其次,行转列的sql编写也是面试常考题之一,面试者需要重点关注。
不知道什么是行转列的话,可以看个简陋的例子:
table01:
uid score uid score_list
01 88 >>>>> 01 88,85,92
01 85 >>>>> 02 76,70
01 92
02 76
02 70
模拟数据
with data as (
select "Tom" as uname, "传奇" as gamename, "20240203" as `date` union all
select "Tom" as uname, "英雄联盟" as gamename, "20240203" as `date` union all
select "Jack" as uname, "穿越火线" as gamename, "20240203" as `date` union all
select "Jack" as uname, "穿越火线" as gamename, "20240203" as `date` union all
select "Jack" as uname, "CSGO" as gamename, "20240203" as `date`
)
行转列解决
collect_list():将分组的某一列转换为一个数组返回,不进行去重
select
uname,
collect_list(gamename) as gamelist
from data
group by uname
collect_set():将分组的某一列转换为一个数组返回,进行去重
select
uname,
collect_set(gamename) as gamelist
from data
group by uname
那我不想要返回列是数组,怎么办
使用concat()``concat_ws()
函数就好(对数组内的元素做一个拼接),两者差异简单来说concat会把"null"值已关注进去,而ws则不会
select
uname,
concat_ws(',',collect_list(gamename)) as gamelist
from data
group by uname
列转行解决
explode()炸裂函数
具体介绍,后面会有新文章。只需要记住explode函数不要直接在select子句中使用(如果select 中 仅有一个 explode函数的字段,则允许这样的操作)。在标准SQL中,不允许在投影阶段(select子句)阶段修改行的数量,因此需要借助lateral view来实现行拓展的操作。

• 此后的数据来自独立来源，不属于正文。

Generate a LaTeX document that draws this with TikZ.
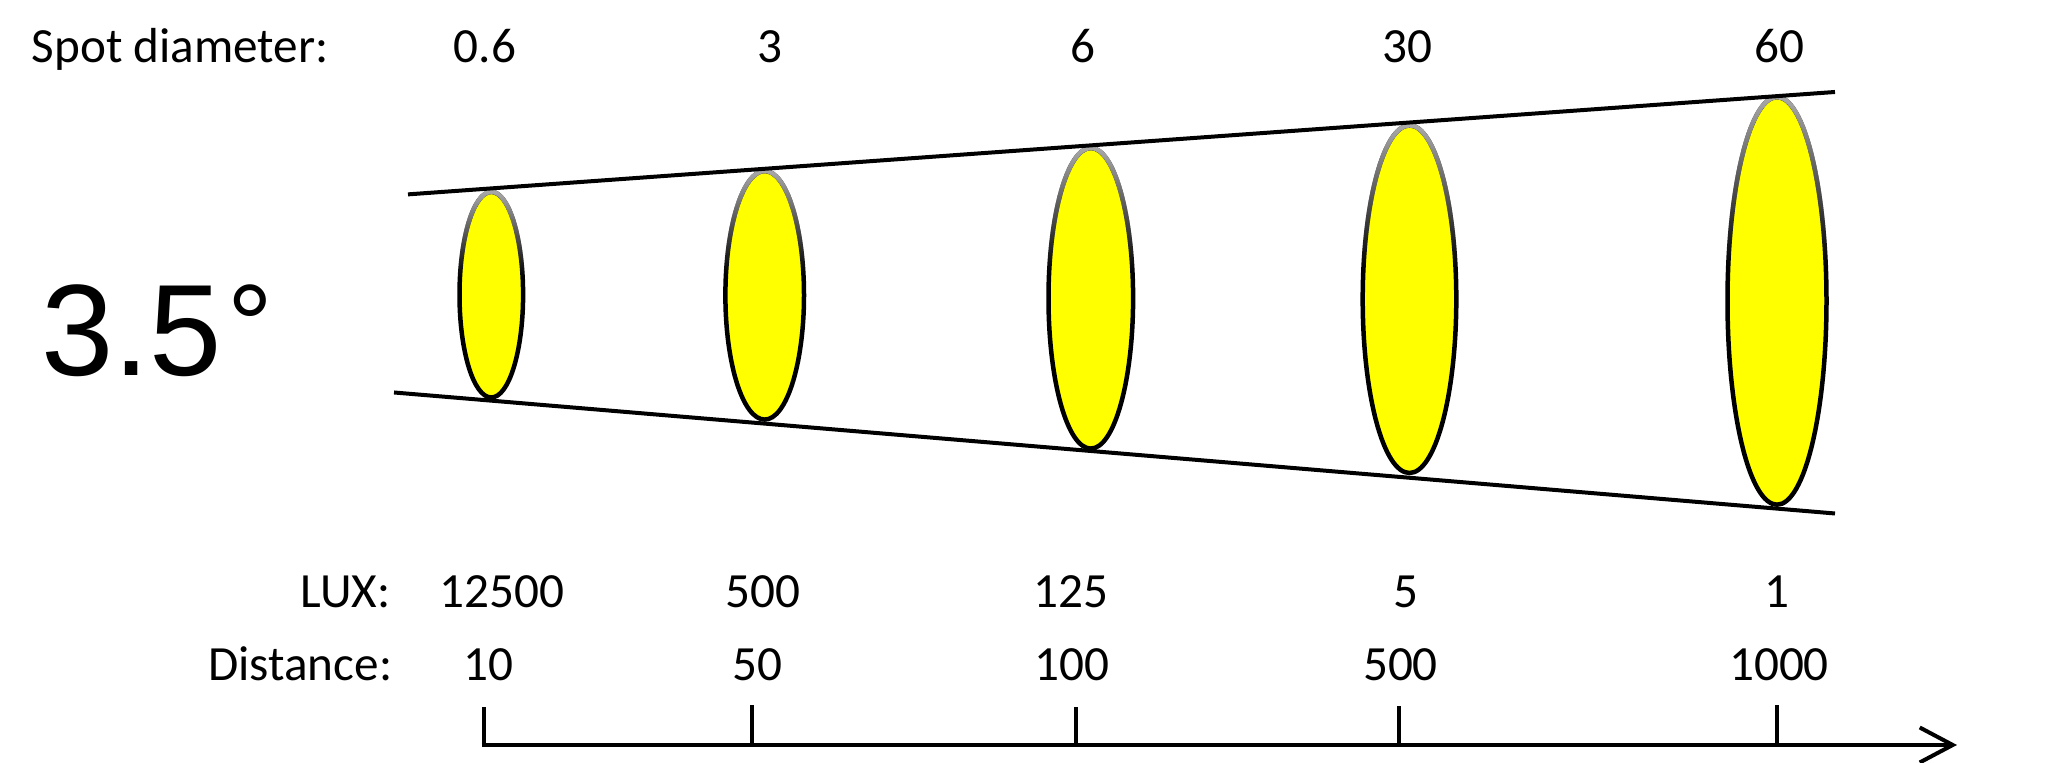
\documentclass[tikz,border=0pt]{standalone}
\usepackage{fontspec}
\setmainfont{Carlito}
\newfontfamily\anglefont{Liberation Sans}
\usepackage{tikz}
\usetikzlibrary{arrows.meta}
\usetikzlibrary{fadings}
\definecolor{spotyellow}{RGB}{255,255,0}
\definecolor{rimgray}{RGB}{172,172,172}
\pgfdeclareverticalshading{rimmask}{100bp}{color(0bp)=(black); color(25bp)=(black); color(54bp)=(black); color(75bp)=(white); color(100bp)=(white)}
\pgfdeclarefading{rimfade}{\pgfuseshading{rimmask}}

\begin{document}
\begin{tikzpicture}
\useasboundingbox (0,0) rectangle (20.6,7.63);

% spot centres and cone ends
\coordinate (Spot1) at (4.913,4.683);
\coordinate (Spot2) at (7.647,4.677);
\coordinate (Spot3) at (10.908,4.647);
\coordinate (Spot4) at (14.095,4.638);
\coordinate (Spot5) at (17.77,4.621);
\coordinate (ConeTopStart) at (4.08,5.686);
\coordinate (ConeTopEnd) at (18.35,6.71);
\coordinate (ConeLowStart) at (3.94,3.705);
\coordinate (ConeLowEnd) at (18.35,2.495);

\begin{scope}[line width=0.045cm,
              spot/.style={draw=black,fill=spotyellow},
              rim/.style={draw=rimgray,path fading=rimfade}]
    \path[spot] (Spot1) ellipse [x radius=0.318,y radius=1.028];
    \path[rim] (Spot1) ellipse [x radius=0.318,y radius=1.028];
    \path[spot] (Spot2) ellipse [x radius=0.393,y radius=1.243];
    \path[rim] (Spot2) ellipse [x radius=0.393,y radius=1.243];
    \path[spot] (Spot3) ellipse [x radius=0.423,y radius=1.503];
    \path[rim] (Spot3) ellipse [x radius=0.423,y radius=1.503];
    \path[spot] (Spot4) ellipse [x radius=0.468,y radius=1.738];
    \path[rim] (Spot4) ellipse [x radius=0.468,y radius=1.738];
    \path[spot] (Spot5) ellipse [x radius=0.495,y radius=2.038];
    \path[rim] (Spot5) ellipse [x radius=0.495,y radius=2.038];
    \end{scope}

\begin{scope}[line width=0.04cm]
    \draw (ConeTopStart) -- (ConeTopEnd);
    \draw (ConeLowStart) -- (ConeLowEnd);
    \end{scope}

\node[anchor=base west,inner sep=0pt,font=\anglefont\fontsize{37}{44}\selectfont] (Angle) at (0.405,3.875) {3.5\kern0.06cm\raisebox{3.2pt}{\fontsize{32.5}{38}\selectfont°}};

\begin{scope}[every node/.style={inner sep=0pt,anchor=base,font=\fontsize{14}{16}\selectfont}]
    \node[anchor=base west] (SpotLabel) at (0.31,7.00) {Spot diameter:};
    \node (SpotA) at (4.85,7.00) {0.6};
    \node (SpotB) at (7.70,7.00) {3};
    \node (SpotC) at (10.826,7.00) {6};
    \node (SpotD) at (14.07,7.00) {30};
    \node (SpotE) at (17.79,7.00) {60};
    \node[anchor=base east] (LuxLabel) at (3.91,1.557) {LUX:};
    \node (LuxA) at (5.017,1.557) {12500};
    \node (LuxB) at (7.63,1.557) {500};
    \node (LuxC) at (10.71,1.557) {125};
    \node (LuxD) at (14.06,1.557) {5};
    \node (LuxE) at (17.77,1.557) {1};
    \node[anchor=base east] (DistLabel) at (3.93,0.823) {Distance:};
    \node (DistA) at (4.883,0.823) {10};
    \node (DistB) at (7.57,0.823) {50};
    \node (DistC) at (10.72,0.823) {100};
    \node (DistD) at (14.005,0.823) {500};
    \node (DistE) at (17.79,0.823) {1000};
    \end{scope}

% distance axis
\coordinate (AxisStart) at (4.815,0.18);
\coordinate (AxisEnd) at (19.57,0.18);
\coordinate (Tick1) at (4.835,0.16);
\coordinate (Tick2) at (7.515,0.16);
\coordinate (Tick3) at (10.76,0.16);
\coordinate (Tick4) at (13.99,0.16);
\coordinate (Tick5) at (17.77,0.16);
\begin{scope}[line width=0.04cm]
    \draw [-{Straight Barb[length=3.3mm,width=3.5mm]}] (AxisStart) -- (AxisEnd);
    \draw (Tick1) -- ++(0,0.40);
    \draw (Tick2) -- ++(0,0.42);
    \draw (Tick3) -- ++(0,0.40);
    \draw (Tick4) -- ++(0,0.41);
    \draw (Tick5) -- ++(0,0.42);
    \end{scope}

\end{tikzpicture}
\end{document}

lateral view允许你与用户定义的表生成函数(UDTF)一起工作,explode就是这样一个UDTF函数。
解决
data2 as (
select
uname,
collect_list(gamename) as gamelist
from data
group by uname
)
select
uname,
game as gamename
from data2
lateral view explode(gamelist) a as game;
拓展
实际场景中,比如数仓表开发的时候,维度值是游戏名称,里面有穿越火线啊CSGO啊之类的,但是最终我们还希望得到一个all值代表全部游戏,方便下游表的统计分析,这时候可能就得在explode函数的传入参数中动点手脚了。
with data as (
select "Tom" as uname, "传奇" as gamename, "20240203" as `date` union all
select "Tom" as uname, "英雄联盟" as gamename, "20240203" as `date` union all
select "Jack" as uname, "穿越火线" as gamename, "20240203" as `date` union all
select "Jack" as uname, "穿越火线" as gamename, "20240203" as `date` union all
select "Jack" as uname, "CSGO" as gamename, "20240203" as `date`
)
select
uname,
game as gamename
from data
lateral view explode(array("all",gamename)) a as game
group by uname, game